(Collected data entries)
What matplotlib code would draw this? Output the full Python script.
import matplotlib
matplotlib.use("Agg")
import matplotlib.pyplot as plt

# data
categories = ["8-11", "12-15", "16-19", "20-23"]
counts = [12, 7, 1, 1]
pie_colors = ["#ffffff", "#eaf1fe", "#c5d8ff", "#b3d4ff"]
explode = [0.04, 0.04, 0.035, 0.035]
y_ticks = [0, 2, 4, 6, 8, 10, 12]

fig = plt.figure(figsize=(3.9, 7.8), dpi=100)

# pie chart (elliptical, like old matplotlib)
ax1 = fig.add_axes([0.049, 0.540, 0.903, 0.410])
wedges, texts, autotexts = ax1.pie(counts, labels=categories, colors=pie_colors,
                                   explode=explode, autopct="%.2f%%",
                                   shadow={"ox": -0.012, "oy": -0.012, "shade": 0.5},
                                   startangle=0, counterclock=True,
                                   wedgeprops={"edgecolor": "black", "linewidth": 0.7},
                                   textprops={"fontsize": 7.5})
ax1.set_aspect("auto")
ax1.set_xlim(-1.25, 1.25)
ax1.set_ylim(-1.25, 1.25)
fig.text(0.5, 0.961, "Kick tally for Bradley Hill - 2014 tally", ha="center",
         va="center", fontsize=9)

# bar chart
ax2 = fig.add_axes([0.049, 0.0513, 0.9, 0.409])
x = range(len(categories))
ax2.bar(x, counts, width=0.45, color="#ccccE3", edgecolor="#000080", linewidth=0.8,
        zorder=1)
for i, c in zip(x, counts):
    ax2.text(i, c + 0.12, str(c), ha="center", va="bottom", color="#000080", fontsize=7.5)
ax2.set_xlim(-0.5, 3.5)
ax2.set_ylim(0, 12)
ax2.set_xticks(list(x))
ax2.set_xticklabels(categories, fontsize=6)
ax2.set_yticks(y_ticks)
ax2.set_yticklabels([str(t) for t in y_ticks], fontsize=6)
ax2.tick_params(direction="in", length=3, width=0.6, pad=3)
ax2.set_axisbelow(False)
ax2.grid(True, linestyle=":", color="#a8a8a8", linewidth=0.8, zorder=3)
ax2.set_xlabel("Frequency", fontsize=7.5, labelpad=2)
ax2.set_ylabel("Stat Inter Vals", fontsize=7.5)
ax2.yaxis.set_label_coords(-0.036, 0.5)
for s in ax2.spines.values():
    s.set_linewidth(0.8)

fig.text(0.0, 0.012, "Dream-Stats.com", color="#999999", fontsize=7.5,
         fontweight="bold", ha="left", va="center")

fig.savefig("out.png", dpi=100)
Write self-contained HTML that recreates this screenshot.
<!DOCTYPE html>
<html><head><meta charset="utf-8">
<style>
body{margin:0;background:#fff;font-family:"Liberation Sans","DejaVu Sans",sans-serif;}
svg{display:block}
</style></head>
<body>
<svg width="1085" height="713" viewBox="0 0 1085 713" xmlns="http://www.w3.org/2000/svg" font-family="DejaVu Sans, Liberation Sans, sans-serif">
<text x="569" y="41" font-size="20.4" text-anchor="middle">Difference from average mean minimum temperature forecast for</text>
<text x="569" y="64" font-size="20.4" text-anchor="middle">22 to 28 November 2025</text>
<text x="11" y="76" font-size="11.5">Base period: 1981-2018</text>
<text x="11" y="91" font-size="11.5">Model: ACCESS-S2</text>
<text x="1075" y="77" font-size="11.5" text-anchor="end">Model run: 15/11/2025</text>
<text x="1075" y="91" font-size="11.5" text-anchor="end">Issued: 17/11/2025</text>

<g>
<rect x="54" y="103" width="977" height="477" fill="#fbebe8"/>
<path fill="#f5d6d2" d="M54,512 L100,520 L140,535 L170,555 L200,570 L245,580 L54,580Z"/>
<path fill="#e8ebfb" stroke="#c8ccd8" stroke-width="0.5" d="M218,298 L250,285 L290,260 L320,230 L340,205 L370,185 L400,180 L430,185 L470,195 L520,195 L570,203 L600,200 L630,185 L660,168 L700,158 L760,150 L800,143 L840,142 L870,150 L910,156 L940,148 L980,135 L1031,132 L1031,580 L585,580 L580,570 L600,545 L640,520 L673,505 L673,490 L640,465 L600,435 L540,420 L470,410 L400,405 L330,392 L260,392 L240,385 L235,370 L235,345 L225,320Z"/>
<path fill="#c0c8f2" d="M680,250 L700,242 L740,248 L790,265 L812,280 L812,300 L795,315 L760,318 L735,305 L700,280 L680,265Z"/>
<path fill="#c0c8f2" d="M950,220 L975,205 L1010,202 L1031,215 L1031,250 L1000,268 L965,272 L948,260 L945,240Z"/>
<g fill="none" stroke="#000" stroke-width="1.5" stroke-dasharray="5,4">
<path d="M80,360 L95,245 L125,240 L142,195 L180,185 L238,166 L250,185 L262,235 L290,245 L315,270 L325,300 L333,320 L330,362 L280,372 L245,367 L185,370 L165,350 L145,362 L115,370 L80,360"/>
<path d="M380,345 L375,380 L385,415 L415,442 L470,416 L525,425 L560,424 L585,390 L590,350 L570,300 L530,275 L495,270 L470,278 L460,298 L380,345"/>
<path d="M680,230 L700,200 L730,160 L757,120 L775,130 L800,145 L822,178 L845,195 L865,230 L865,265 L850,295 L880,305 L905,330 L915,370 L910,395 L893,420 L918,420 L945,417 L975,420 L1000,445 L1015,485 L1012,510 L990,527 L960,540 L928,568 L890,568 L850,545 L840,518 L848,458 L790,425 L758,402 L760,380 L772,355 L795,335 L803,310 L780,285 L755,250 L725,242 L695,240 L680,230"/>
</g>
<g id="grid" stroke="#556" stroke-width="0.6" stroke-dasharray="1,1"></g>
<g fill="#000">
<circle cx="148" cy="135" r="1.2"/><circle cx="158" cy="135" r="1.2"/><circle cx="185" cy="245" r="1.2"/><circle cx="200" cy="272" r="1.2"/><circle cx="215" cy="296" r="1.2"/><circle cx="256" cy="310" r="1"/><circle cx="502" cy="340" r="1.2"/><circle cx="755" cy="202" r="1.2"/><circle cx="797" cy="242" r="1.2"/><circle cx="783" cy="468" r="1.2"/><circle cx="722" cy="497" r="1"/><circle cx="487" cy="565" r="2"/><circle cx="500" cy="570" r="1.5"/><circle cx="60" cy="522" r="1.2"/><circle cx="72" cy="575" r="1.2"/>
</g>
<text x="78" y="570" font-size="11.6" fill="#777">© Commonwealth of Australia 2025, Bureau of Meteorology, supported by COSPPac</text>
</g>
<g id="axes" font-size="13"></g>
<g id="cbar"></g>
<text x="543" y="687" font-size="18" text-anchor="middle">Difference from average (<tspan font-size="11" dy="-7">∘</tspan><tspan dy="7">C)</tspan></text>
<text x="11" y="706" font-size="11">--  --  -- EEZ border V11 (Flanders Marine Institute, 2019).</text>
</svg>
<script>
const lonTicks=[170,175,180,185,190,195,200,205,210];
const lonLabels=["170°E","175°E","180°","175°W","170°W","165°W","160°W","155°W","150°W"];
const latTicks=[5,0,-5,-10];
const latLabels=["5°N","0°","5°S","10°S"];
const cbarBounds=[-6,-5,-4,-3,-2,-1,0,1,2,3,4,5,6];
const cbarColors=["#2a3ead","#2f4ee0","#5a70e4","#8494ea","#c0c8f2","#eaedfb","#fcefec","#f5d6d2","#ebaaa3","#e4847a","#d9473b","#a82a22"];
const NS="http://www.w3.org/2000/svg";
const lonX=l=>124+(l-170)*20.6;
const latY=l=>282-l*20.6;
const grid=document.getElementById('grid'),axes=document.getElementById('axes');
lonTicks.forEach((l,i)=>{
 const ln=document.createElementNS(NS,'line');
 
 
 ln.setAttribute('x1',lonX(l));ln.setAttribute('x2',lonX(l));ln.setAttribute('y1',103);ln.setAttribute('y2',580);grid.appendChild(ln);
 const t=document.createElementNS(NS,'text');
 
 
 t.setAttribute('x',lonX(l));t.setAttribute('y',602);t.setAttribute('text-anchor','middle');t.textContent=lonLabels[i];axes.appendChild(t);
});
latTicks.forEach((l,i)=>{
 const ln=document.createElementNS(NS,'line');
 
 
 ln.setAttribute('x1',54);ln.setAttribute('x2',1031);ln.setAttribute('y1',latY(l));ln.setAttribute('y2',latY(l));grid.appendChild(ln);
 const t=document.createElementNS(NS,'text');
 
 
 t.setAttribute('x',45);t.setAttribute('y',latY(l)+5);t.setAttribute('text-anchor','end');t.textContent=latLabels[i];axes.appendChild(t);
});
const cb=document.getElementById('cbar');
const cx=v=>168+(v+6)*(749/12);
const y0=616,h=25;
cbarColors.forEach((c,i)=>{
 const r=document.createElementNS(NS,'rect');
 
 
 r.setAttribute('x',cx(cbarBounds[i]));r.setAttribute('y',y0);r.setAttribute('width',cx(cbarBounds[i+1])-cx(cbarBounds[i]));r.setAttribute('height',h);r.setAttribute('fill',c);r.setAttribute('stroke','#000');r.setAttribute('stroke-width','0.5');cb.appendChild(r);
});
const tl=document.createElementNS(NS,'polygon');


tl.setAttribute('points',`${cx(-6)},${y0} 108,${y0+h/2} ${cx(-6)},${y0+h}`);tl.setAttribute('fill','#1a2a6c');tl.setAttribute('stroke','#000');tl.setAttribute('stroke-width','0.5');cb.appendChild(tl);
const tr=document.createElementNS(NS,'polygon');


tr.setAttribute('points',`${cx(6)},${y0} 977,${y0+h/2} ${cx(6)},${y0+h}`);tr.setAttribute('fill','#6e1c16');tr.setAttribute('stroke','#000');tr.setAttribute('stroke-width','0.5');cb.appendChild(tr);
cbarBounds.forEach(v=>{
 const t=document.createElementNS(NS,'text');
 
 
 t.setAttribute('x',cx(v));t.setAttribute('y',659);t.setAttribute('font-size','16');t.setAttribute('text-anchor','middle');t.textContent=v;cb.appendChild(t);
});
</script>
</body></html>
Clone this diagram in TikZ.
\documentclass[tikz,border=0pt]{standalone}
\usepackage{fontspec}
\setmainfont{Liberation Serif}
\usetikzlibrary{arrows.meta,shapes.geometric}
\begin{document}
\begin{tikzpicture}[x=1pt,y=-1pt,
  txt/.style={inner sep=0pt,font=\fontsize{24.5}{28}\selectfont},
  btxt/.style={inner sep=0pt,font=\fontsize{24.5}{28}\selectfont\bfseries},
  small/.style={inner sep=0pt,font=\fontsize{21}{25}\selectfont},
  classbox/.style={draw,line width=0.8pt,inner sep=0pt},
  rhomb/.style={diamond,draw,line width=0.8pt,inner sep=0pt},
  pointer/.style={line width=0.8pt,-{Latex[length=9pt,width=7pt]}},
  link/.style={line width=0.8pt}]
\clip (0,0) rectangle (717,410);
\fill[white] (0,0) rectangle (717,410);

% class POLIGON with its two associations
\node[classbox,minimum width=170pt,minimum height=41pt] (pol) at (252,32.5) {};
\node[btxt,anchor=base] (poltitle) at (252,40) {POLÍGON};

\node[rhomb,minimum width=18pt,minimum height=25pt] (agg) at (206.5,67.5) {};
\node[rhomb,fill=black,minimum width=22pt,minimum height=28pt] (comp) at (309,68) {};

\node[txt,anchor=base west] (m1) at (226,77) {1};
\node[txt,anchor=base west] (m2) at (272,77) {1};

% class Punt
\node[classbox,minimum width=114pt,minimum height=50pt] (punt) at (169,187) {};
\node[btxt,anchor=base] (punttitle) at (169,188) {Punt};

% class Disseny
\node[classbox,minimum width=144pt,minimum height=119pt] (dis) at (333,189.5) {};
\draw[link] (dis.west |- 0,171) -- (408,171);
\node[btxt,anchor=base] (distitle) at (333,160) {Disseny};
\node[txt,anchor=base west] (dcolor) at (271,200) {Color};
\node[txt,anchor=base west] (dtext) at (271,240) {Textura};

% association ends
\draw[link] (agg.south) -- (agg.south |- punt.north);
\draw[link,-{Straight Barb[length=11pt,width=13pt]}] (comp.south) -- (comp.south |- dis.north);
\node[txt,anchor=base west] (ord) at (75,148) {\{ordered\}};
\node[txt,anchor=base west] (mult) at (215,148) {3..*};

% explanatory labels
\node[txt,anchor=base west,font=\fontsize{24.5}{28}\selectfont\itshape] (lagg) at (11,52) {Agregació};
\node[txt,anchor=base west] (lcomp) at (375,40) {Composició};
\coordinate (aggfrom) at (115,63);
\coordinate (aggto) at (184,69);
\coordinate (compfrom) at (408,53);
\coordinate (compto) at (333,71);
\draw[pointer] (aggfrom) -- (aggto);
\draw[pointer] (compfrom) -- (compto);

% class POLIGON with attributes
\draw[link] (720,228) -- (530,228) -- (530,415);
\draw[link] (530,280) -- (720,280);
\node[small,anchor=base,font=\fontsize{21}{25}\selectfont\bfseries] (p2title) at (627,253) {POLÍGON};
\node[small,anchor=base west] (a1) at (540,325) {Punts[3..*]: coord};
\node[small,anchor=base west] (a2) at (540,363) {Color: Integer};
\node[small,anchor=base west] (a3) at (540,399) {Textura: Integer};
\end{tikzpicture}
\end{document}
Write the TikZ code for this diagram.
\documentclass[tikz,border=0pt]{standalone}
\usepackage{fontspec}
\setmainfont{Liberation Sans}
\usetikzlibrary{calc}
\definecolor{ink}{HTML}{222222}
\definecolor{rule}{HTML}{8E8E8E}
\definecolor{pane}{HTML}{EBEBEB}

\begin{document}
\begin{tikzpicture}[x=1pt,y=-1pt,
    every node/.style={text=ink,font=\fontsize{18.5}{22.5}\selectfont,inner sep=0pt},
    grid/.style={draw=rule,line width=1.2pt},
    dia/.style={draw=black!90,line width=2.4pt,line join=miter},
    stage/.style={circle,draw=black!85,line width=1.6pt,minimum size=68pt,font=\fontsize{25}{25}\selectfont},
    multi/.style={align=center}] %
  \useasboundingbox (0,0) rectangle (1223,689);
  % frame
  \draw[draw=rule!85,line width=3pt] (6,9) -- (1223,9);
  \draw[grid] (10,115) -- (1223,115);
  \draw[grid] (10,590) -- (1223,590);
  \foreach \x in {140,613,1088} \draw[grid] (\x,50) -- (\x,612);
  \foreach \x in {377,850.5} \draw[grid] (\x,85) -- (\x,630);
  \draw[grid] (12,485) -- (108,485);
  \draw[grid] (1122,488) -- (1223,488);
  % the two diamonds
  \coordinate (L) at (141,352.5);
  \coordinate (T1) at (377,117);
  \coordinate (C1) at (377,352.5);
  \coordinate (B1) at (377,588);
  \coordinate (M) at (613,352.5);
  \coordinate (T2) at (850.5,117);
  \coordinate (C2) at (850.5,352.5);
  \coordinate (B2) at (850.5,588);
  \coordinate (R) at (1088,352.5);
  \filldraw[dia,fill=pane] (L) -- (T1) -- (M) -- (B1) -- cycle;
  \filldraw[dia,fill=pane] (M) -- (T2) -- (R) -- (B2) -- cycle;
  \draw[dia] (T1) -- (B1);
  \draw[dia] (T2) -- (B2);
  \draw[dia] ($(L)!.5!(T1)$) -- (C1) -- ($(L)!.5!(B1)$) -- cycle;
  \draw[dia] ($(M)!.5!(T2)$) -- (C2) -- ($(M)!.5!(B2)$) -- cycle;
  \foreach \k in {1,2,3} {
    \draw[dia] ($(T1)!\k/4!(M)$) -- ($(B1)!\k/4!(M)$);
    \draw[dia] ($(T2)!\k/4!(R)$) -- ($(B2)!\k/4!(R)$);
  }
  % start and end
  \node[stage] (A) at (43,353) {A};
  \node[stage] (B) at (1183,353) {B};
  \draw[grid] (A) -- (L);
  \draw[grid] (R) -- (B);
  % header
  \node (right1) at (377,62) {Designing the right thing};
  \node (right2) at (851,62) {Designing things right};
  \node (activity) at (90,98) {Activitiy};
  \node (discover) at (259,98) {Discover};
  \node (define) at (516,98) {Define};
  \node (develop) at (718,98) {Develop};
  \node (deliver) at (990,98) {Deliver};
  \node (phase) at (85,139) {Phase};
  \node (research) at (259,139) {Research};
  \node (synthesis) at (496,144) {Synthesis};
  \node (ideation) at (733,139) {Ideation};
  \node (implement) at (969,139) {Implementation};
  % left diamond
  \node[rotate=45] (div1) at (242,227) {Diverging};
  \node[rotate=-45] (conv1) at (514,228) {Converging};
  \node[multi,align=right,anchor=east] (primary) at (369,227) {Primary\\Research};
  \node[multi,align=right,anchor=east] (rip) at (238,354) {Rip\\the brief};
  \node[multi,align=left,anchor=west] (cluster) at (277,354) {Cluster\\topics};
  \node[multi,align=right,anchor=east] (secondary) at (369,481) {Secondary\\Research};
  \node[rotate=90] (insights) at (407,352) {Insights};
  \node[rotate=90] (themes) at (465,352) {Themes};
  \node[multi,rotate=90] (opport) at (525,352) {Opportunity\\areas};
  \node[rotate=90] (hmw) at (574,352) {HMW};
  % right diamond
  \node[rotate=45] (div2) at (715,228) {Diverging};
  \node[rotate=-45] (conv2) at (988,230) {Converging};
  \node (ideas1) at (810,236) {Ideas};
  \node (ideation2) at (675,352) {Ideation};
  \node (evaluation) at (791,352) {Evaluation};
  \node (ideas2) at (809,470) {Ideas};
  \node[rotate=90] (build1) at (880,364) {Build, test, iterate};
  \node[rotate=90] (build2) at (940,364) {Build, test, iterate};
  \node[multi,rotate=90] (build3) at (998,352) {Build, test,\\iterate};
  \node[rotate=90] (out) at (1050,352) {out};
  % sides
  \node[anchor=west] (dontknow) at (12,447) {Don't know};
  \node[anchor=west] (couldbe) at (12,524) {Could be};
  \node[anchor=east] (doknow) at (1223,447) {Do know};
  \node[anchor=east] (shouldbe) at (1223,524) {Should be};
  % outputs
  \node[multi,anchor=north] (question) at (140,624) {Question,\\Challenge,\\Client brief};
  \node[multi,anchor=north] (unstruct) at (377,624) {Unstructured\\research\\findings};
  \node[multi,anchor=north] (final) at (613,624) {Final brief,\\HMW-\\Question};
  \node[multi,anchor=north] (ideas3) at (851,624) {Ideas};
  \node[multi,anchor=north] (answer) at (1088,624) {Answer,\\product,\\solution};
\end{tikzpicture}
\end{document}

GIVEN INSTRUCTION:
Where a line contains "Write", copy that line.

PROBLEM SOLUTION:
Write self-contained HTML that recreates this screenshot.
Write the TikZ code for this diagram.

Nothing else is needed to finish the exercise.